Friday, November 30, 2012

Identifying a Forgery

Question
How can you identify a forgery in art?  

      People can master copying and replicating pieces. You may have brought a bag you thought was a Coach but turns out it wasn't. One concept to focus on is the quality and the artists' style. There is typically something unique in an original piece, even if it's the signature of the artist. This is why Dutton says that we must have knowledge of a piece before judging it aesthetically. As far as we know, we could be looking at a Vermeer when it’s actually a Van Meegeren. With Andy Warhol's Brillo box, the signature, if it has one, may be the only thing that we can use to distinguish it from a machine produced Brillo boxes because he made his Brill box identical to the machine produced one.  If one were to copy Andy Warhol and make a Brillo box, we wouldn't be able to tell the difference between the Andy Warhol’s Brillo box and another random artist's Brillo box yet there is an extreme difference between the values of the two. People will pay millions for Andy Warhol's work but little to nothing for the work of a random artist copying the style of Andy Warhol or a machine produced Brillo box without any soap pads in it. In the end, knowledge can help you identify a forgery. 

A Forgery Can Help

Question

           How can a forgery be helpful? Who would a forgery help?
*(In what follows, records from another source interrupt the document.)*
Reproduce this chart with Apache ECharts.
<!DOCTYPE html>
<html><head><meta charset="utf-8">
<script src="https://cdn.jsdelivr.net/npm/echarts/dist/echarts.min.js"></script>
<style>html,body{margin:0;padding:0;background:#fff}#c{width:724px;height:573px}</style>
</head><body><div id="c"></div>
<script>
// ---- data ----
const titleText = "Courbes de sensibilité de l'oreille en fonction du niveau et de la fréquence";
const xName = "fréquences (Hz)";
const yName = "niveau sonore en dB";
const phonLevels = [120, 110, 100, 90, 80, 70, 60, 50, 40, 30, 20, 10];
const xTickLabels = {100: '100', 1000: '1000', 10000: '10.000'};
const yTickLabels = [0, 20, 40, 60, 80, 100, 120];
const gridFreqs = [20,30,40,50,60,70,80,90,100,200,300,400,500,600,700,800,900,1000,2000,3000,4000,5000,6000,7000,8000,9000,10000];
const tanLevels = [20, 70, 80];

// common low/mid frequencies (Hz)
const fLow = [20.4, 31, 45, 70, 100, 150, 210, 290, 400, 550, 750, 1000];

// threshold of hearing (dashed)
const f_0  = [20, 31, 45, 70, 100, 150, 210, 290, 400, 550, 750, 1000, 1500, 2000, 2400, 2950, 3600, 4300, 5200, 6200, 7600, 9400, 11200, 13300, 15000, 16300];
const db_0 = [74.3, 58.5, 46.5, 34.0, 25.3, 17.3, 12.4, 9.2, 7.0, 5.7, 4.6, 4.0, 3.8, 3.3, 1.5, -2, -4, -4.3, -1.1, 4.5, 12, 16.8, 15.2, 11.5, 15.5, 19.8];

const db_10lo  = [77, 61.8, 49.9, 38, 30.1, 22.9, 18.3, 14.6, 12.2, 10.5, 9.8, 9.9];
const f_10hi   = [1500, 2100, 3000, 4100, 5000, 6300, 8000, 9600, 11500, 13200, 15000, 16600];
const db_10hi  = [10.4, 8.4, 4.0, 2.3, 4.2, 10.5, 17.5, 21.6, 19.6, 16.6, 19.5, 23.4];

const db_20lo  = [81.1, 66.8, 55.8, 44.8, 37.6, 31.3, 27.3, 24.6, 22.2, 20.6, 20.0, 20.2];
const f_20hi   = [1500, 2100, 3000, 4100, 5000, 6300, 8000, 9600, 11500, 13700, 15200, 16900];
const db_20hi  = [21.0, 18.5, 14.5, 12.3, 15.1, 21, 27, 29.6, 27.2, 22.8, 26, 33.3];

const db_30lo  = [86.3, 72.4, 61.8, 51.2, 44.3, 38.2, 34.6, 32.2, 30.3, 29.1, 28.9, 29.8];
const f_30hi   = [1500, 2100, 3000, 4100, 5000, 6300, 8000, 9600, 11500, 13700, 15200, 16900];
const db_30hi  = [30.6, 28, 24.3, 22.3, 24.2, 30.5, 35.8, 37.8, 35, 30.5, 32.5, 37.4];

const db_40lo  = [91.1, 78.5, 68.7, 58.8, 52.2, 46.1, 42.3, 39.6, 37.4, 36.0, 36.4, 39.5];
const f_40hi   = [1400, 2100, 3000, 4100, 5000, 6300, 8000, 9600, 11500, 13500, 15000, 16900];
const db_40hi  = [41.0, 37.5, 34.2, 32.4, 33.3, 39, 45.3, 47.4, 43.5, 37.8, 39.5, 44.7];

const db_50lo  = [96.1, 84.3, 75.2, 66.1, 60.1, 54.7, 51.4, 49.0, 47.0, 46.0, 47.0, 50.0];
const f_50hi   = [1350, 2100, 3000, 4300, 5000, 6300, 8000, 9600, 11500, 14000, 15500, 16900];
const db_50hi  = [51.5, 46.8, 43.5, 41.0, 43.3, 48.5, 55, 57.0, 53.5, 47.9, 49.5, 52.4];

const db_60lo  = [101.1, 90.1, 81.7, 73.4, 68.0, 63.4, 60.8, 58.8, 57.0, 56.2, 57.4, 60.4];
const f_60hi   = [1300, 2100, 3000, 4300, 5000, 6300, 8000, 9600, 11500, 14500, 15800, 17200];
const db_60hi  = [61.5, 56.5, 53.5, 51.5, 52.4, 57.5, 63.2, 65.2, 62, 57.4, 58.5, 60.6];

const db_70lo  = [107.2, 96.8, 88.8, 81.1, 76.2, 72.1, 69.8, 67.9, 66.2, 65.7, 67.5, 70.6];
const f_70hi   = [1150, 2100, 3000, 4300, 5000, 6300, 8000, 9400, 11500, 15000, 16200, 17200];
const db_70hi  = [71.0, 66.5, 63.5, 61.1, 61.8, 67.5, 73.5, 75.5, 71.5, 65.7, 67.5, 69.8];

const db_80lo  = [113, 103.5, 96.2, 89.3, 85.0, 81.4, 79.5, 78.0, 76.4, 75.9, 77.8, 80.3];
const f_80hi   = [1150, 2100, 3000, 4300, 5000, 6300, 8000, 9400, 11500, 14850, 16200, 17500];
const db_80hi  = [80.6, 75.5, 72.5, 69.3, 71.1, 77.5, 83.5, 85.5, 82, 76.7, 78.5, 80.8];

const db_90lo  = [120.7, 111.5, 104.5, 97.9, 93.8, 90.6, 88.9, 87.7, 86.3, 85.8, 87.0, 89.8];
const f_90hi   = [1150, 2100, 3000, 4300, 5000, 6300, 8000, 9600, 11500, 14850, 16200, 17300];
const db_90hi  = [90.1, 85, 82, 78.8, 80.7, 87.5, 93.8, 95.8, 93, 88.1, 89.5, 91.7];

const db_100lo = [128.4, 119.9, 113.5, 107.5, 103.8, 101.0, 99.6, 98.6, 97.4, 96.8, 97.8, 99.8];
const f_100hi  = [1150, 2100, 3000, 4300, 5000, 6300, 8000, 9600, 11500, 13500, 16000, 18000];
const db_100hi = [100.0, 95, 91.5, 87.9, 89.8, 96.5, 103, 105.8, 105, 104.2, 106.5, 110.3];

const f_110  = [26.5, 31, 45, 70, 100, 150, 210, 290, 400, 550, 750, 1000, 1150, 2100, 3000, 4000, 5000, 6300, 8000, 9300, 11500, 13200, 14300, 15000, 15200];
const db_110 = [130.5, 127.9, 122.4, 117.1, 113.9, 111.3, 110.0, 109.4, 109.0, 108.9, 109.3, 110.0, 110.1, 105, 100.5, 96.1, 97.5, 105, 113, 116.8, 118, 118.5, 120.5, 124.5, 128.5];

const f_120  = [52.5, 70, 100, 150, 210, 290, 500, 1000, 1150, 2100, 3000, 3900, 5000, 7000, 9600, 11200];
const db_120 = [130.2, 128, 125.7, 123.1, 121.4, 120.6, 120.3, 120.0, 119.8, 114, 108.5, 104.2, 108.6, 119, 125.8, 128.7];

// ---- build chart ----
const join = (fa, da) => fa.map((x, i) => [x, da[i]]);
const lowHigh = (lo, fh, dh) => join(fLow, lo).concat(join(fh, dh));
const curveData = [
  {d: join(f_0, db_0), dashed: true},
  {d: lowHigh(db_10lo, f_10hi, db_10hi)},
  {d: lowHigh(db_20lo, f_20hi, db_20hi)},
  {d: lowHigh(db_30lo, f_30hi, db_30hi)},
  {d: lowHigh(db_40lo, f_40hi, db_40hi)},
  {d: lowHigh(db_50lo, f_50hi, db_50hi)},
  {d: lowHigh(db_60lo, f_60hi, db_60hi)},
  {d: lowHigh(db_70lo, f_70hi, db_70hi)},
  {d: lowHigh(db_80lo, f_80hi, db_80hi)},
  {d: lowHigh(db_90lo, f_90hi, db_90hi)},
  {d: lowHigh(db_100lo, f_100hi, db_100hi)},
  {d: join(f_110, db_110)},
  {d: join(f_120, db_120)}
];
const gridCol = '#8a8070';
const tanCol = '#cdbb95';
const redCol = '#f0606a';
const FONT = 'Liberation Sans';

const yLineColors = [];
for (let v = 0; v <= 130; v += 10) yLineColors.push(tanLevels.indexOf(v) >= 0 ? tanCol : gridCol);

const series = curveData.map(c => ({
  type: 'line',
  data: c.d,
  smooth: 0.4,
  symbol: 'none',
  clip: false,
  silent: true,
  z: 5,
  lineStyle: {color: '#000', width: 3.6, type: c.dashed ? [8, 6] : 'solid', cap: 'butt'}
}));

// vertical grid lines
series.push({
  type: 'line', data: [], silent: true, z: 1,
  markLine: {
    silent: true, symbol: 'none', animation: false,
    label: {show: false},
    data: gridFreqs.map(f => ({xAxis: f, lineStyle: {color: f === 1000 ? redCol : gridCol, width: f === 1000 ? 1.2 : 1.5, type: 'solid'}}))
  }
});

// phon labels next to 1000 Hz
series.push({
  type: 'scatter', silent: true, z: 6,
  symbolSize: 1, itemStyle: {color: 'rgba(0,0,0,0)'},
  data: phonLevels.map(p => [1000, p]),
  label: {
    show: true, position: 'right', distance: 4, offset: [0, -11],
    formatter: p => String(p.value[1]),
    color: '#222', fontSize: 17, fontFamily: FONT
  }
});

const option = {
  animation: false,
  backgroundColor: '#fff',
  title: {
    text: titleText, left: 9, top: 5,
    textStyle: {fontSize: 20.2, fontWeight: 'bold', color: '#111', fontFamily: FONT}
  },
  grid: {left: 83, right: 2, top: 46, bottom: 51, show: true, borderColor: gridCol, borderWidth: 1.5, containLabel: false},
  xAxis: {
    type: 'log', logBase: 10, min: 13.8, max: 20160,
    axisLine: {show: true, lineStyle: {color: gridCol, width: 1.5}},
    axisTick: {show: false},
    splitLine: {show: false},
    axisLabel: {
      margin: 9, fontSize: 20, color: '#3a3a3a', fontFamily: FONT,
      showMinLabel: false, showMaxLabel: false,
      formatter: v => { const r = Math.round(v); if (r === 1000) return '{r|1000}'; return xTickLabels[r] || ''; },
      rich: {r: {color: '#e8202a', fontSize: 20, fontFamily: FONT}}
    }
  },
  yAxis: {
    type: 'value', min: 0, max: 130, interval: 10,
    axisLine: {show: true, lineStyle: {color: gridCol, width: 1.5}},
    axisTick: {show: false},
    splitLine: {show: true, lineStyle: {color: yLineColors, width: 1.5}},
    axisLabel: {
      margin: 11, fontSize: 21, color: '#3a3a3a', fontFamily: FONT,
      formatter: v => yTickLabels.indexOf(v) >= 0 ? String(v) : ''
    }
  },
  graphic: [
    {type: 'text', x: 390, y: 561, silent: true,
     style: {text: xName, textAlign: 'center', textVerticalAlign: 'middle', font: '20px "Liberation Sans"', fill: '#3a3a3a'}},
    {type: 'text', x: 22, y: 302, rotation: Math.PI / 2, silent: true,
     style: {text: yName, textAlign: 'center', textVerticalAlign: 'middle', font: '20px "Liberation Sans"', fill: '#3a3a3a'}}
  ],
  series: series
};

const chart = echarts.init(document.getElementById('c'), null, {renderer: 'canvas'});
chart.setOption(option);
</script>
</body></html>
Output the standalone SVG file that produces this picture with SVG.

                 A forgery can help put people in the public eye. This happens in cases like Van Meegeren’s scandal in which he passed off one of his pieces as a Vermeer. However, it revealed how the critics were focused on fame. They claimed the work of Van Meegeren was great cause it was supposed to be a Vermeer but once they found out who  the true artist, they wanted to be done with the piece. Here, Van Meegeren helped himself and was the center of the public eye for the art world but also gave people the knowledge of the wrong ways of the critics and perhaps they should not trust them as much. 
               Another example is when a person's identity is forged by another person in order to protect them. This has been portrayed in the movie White Chicks when two male police officers go under cover as two sisters in order to capture the criminal and prevent them from being kidnapped or hurt. In addition, in the movie Star Wars, Princess Leah has one of her ladies dress as she would, being the princess and she dresses in normal clothing as her ladies would. In this way, if someone were to attack her, or what they thought was her, she would be safe.  
               Furthermore, I can also see a forgery helping museums protect very sensitive and fragile art pieces or documents. For example, they may display an art piece that looks exactly like the original but it is not so the work can be persevered and safe.
                In the end, it is morally wrong to pass off work as someone else’s when it’s yours, pretend to be someone else when you aren’t, and display forged art work, but if it’s done with good intentions like protection, then that has to be morally right.